▸ **What you need to do**: Starting at the top of the entries below, write out each line up to and including the one containing "plt.rcParams['lines.scale_dashes'] = False". Leave the pictures out.

▸ **The records**:
+--

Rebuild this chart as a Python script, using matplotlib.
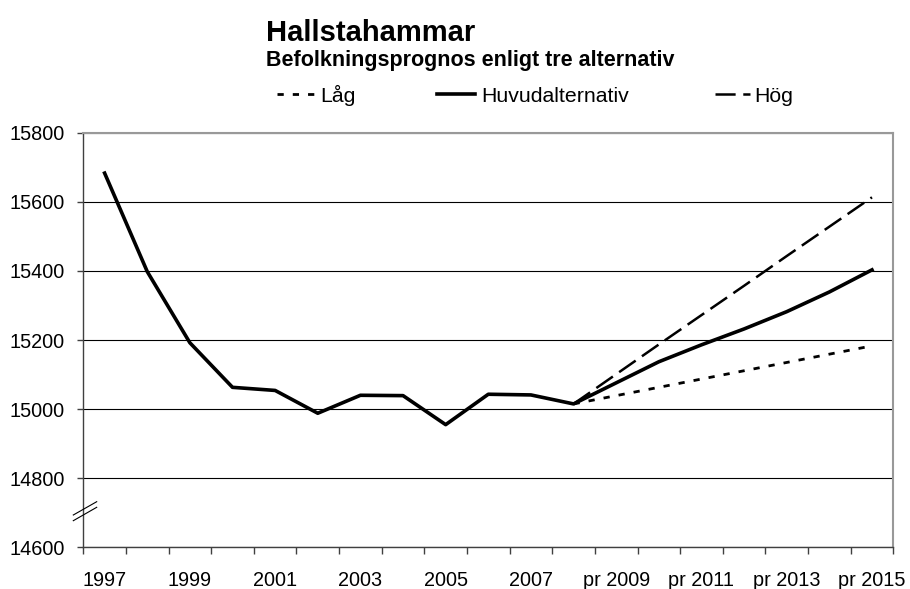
import matplotlib
matplotlib.use('Agg')
import matplotlib.pyplot as plt
import numpy as np
from matplotlib.lines import Line2D

plt.rcParams['font.family'] = ['Liberation Sans', 'DejaVu Sans']
plt.rcParams['lines.scale_dashes'] = False

# ---- data ----
categories = ['1997', '1998', '1999', '2000', '2001', '2002', '2003', '2004',
              '2005', '2006', '2007', '2008', 'pr 2009', 'pr 2010', 'pr 2011',
              'pr 2012', 'pr 2013', 'pr 2014', 'pr 2015']
tick_labels = categories[::2]
huvud = [15683, 15398, 15192, 15063, 15054, 14988, 15040, 15039, 14955,
         15043, 15041, 15015, 15076, 15137, 15186, 15232, 15282, 15339, 15403]
nan = np.nan
lag = [nan] * 11 + [15015, 15039, 15063, 15087, 15111, 15135, 15159, 15183]
hog = [nan] * 11 + [15015, 15101, 15187, 15272, 15357, 15443, 15528, 15613]
series_names = ['Låg', 'Huvudalternativ', 'Hög']
title = 'Hallstahammar'
subtitle = 'Befolkningsprognos enligt tre alternativ'

# ---- styles ----
W, H = 910, 589
def fx(px): return px / W
def fy(py): return 1 - py / H

style_lag = dict(color='black', lw=2.0, dashes=(4.5, 6.5), dash_capstyle='butt')
style_huv = dict(color='black', lw=2.6, solid_joinstyle='round')
style_hog = dict(color='black', lw=1.8, dashes=(14.5, 5.5), dash_capstyle='butt')

fig = plt.figure(figsize=(W / 100, H / 100), dpi=100)
ax = fig.add_axes([fx(83.3), fy(547.3), fx(893.3) - fx(83.3), fy(132.7) - fy(547.3)])

x = np.arange(len(categories))
ax.plot(x, lag, **style_lag, zorder=3)
ax.plot(x, hog, **style_hog, zorder=3)
ax.plot(x, huvud, **style_huv, zorder=4)

ax.set_xlim(-0.5, len(categories) - 0.5)
ax.set_ylim(14600, 15800)
ax.set_yticks(np.arange(14600, 15801, 200))
ax.yaxis.grid(True, color='black', lw=0.8)
ax.set_axisbelow(True)

ax.set_xticks(x[::2])
ax.set_xticklabels(tick_labels)
ax.set_xticks(np.arange(-0.5, len(categories)), minor=True)
ax.tick_params(axis='x', which='major', length=0, pad=17, labelsize=14.3)
ax.tick_params(axis='x', which='minor', length=5, width=1, color='#404040')
ax.tick_params(axis='y', length=4.3, width=1, color='#404040', pad=8.9, labelsize=14.3)

for s in ['left', 'bottom']:
    ax.spines[s].set_color('#404040')
    ax.spines[s].set_linewidth(1)
for s in ['top', 'right']:
    ax.spines[s].set_color('#999999')
    ax.spines[s].set_linewidth(1.5)

# axis break marks
for (y1, y2) in [(515, 501.7), (520.7, 507.3)]:
    fig.add_artist(Line2D([fx(73.3), fx(96.7)], [fy(y1), fy(y2)],
                          transform=fig.transFigure, color='black', lw=0.8))

# titles
fig.text(fx(266), fy(41), title, fontsize=21, fontweight='bold', va='baseline', ha='left')
fig.text(fx(266), fy(66), subtitle, fontsize=15.5, fontweight='bold', va='baseline', ha='left')

# legend
line_y = fy(94)
text_base = fy(102.5)
entries = [((277, 314), 320, series_names[0], style_lag),
           ((437, 475), 481, series_names[1], style_huv),
           ((715, 750), 754, series_names[2], style_hog)]
for (x1, x2), tx, name, st in entries:
    fig.add_artist(Line2D([fx(x1), fx(x2)], [line_y, line_y], transform=fig.transFigure, **st))
    fig.text(fx(tx), text_base, name, fontsize=15.3, va='baseline', ha='left')

fig.savefig('out.png', dpi=100)
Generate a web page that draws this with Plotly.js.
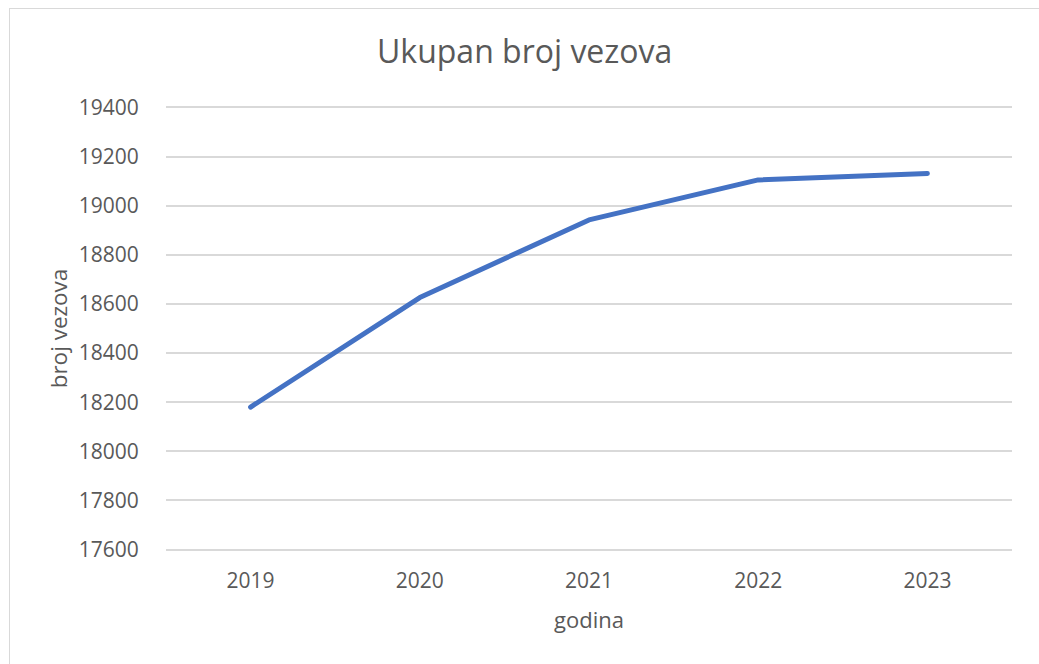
<!DOCTYPE html>
<html>
<head>
<meta charset="utf-8">
<script src="https://cdn.plot.ly/plotly-3.0.1.min.js"></script>
<style>
  html, body { margin: 0; padding: 0; background: #fff; }
  #wrap { position: relative; width: 1039px; height: 664px; }
  #chart { width: 1039px; height: 664px; }
  #frame { position: absolute; left: 9px; top: 8px; width: 1040px; height: 670px;
           border-left: 1px solid #d9d9d9; border-top: 1px solid #d9d9d9; pointer-events: none; }
  .js-line { stroke-linecap: round !important; stroke-linejoin: round !important; }
</style>
</head>
<body>
<div id="wrap">
  <div id="chart"></div>
  <div id="frame"></div>
</div>
<script>
const years = ["2019", "2020", "2021", "2022", "2023"];
const vezovi = [18180, 18626, 18942, 19105, 19131];
const yTicks = [17600, 17800, 18000, 18200, 18400, 18600, 18800, 19000, 19200, 19400];
const chartTitle = "Ukupan broj vezova";
const xTitle = "godina";
const yTitle = "broj vezova";

const textColor = "#595959";
const font = "'Open Sans', 'Noto Sans', sans-serif";

Plotly.newPlot("chart", [{
  x: years,
  y: vezovi,
  type: "scatter",
  mode: "lines",
  line: { color: "#4472c4", width: 5, shape: "linear" },
  hoverinfo: "x+y"
}], {
  width: 1039, height: 664,
  margin: { l: 166, r: 27, t: 105, b: 112, pad: 0 },
  paper_bgcolor: "#ffffff",
  plot_bgcolor: "#ffffff",
  showlegend: false,
  font: { family: font, color: textColor, size: 21 },
  title: {
    text: chartTitle,
    font: { family: font, size: 32, color: textColor },
    x: 0.505, xanchor: "center",
    y: 0.922, yanchor: "middle"
  },
  xaxis: {
    type: "category",
    range: [-0.5, 4.5],
    showgrid: false,
    zeroline: false,
    showline: false,
    ticks: "outside", ticklen: 10, tickcolor: "rgba(0,0,0,0)",
    tickfont: { family: font, size: 21, color: textColor },
    title: { text: xTitle, font: { family: font, size: 22, color: textColor }, standoff: 19 }
  },
  yaxis: {
    range: [17590, 19410],
    tickvals: yTicks,
    ticktext: yTicks.map(String),
    showgrid: true, gridcolor: "#d9d9d9", gridwidth: 2,
    zeroline: false, showline: false,
    ticks: "outside", ticklen: 22, tickcolor: "rgba(0,0,0,0)",
    tickfont: { family: font, size: 21, color: textColor },
    title: { text: yTitle, font: { family: font, size: 22.5, color: textColor }, standoff: 4 }
  }
}, { displayModeBar: false, staticPlot: true });
</script>
</body>
</html>
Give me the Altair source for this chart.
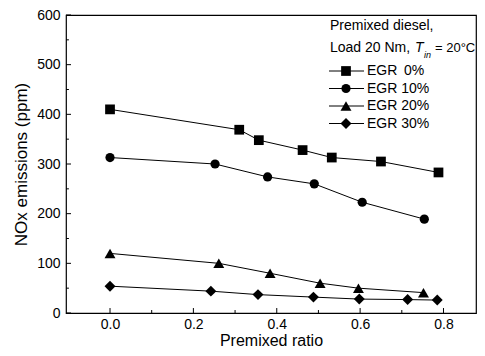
import altair as alt
import pandas as pd

# ---- data ----
series = ["EGR\u00a0\u20090%", "EGR 10%", "EGR 20%", "EGR 30%"]
shapes = ["square", "circle", "triangle-up", "diamond"]
sizes = [95, 85, 120, 120]

x_egr0 = [0.0, 0.31, 0.357, 0.462, 0.532, 0.65, 0.788]
y_egr0 = [410, 369, 348, 328, 313, 305, 283]
x_egr10 = [0.0, 0.252, 0.378, 0.49, 0.605, 0.754]
y_egr10 = [313, 300, 274, 260, 223, 189]
x_egr20 = [0.0, 0.261, 0.384, 0.504, 0.596, 0.752]
y_egr20 = [120, 100, 80, 60, 50, 41]
x_egr30 = [0.0, 0.242, 0.355, 0.488, 0.598, 0.714, 0.785]
y_egr30 = [54, 44, 37, 32, 28, 27, 26]

x_major = [0.0, 0.2, 0.4, 0.6, 0.8]
x_minor = [0.1, 0.3, 0.5, 0.7]
y_major = [0, 100, 200, 300, 400, 500, 600]
y_minor = [50, 150, 250, 350, 450, 550]

FONT = "Liberation Sans"
W, H = 410, 298

xs_all = [x_egr0, x_egr10, x_egr20, x_egr30]
ys_all = [y_egr0, y_egr10, y_egr20, y_egr30]

xscale = alt.Scale(domain=[-0.1056, 0.878], nice=False, zero=False)
yscale = alt.Scale(domain=[0, 600], nice=False, zero=False)

xaxis = alt.Axis(values=x_major, format=".1f", ticks=False, domain=False, grid=False,
                 labelFontSize=14, labelFont=FONT, labelColor="black", labelPadding=4,
                 title="Premixed ratio", titleFont=FONT, titleFontSize=16,
                 titleFontWeight="normal", titleColor="black", titlePadding=1)
yaxis = alt.Axis(values=y_major, ticks=False, domain=False, grid=False,
                 labelFontSize=14, labelFont=FONT, labelColor="black", labelPadding=6,
                 title="NOx emissions (ppm)", titleFont=FONT, titleFontSize=17,
                 titleFontWeight="normal", titleColor="black", titlePadding=6)

layers = []
for i, name in enumerate(series):
    d = pd.DataFrame({"x": xs_all[i], "y": ys_all[i], "series": name})
    enc_x = alt.X("x:Q", scale=xscale, axis=xaxis)
    enc_y = alt.Y("y:Q", scale=yscale, axis=yaxis)
    layers.append(alt.Chart(d).mark_line(color="black", strokeWidth=1).encode(x=enc_x, y=enc_y))
    layers.append(alt.Chart(d).mark_point(shape=shapes[i], size=sizes[i], filled=True,
                                          color="black", opacity=1).encode(x=enc_x, y=enc_y))

# inward ticks
xt = pd.DataFrame({"x": x_major + x_minor,
                   "y0": [0] * (len(x_major) + len(x_minor)),
                   "y1": [10] * len(x_major) + [6] * len(x_minor)})
layers.append(alt.Chart(xt).mark_rule(color="black", strokeWidth=1).encode(
    x=alt.X("x:Q", scale=xscale, axis=xaxis), y=alt.Y("y0:Q", scale=yscale, axis=yaxis), y2="y1:Q"))
yt = pd.DataFrame({"y": y_major + y_minor,
                   "x0": [-0.1056] * (len(y_major) + len(y_minor)),
                   "x1": [-0.0936] * len(y_major) + [-0.0986] * len(y_minor)})
layers.append(alt.Chart(yt).mark_rule(color="black", strokeWidth=1).encode(
    y=alt.Y("y:Q", scale=yscale, axis=yaxis), x=alt.X("x0:Q", scale=xscale, axis=xaxis), x2="x1:Q"))

# legend block
one = pd.DataFrame({"a": [0]})
def txt(s, x, y, size=14, style="normal"):
    return alt.Chart(one).mark_text(text=s, font=FONT, fontSize=size, fontStyle=style,
                                    align="left", baseline="middle", color="black").encode(
        x=alt.value(x), y=alt.value(y))

layers.append(txt("Premixed diesel,", 264, 11))
layers.append(txt("Load 20 Nm,", 264, 33))
layers.append(txt("T", 349, 33, style="italic"))
layers.append(txt("in", 358, 40, size=9, style="italic"))
layers.append(txt("= 20°C", 369, 33, size=13))
leg_y = [56, 73.5, 91, 108.5]
for i, name in enumerate(series):
    layers.append(alt.Chart(one).mark_rule(color="black", strokeWidth=1).encode(
        x=alt.value(263), x2=alt.value(298), y=alt.value(leg_y[i])))
    layers.append(alt.Chart(one).mark_point(shape=shapes[i], size=sizes[i], filled=True,
                                            color="black", opacity=1).encode(
        x=alt.value(280), y=alt.value(leg_y[i])))
    layers.append(txt(name, 301, leg_y[i]))

chart = alt.layer(*layers).properties(
    width=W, height=H,
    background="white",
    autosize=alt.AutoSizeParams(type="none"),
    padding={"left": 58, "top": 7, "right": 1, "bottom": 35},
).configure_view(stroke="black", strokeWidth=1.2)

chart.save("out.html", embed_options={"renderer": "svg", "actions": False})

+--

▸ **Task response**:
Rebuild this chart as a Python script, using matplotlib.
import matplotlib
matplotlib.use('Agg')
import matplotlib.pyplot as plt
import numpy as np
from matplotlib.lines import Line2D

plt.rcParams['font.family'] = ['Liberation Sans', 'DejaVu Sans']
plt.rcParams['lines.scale_dashes'] = False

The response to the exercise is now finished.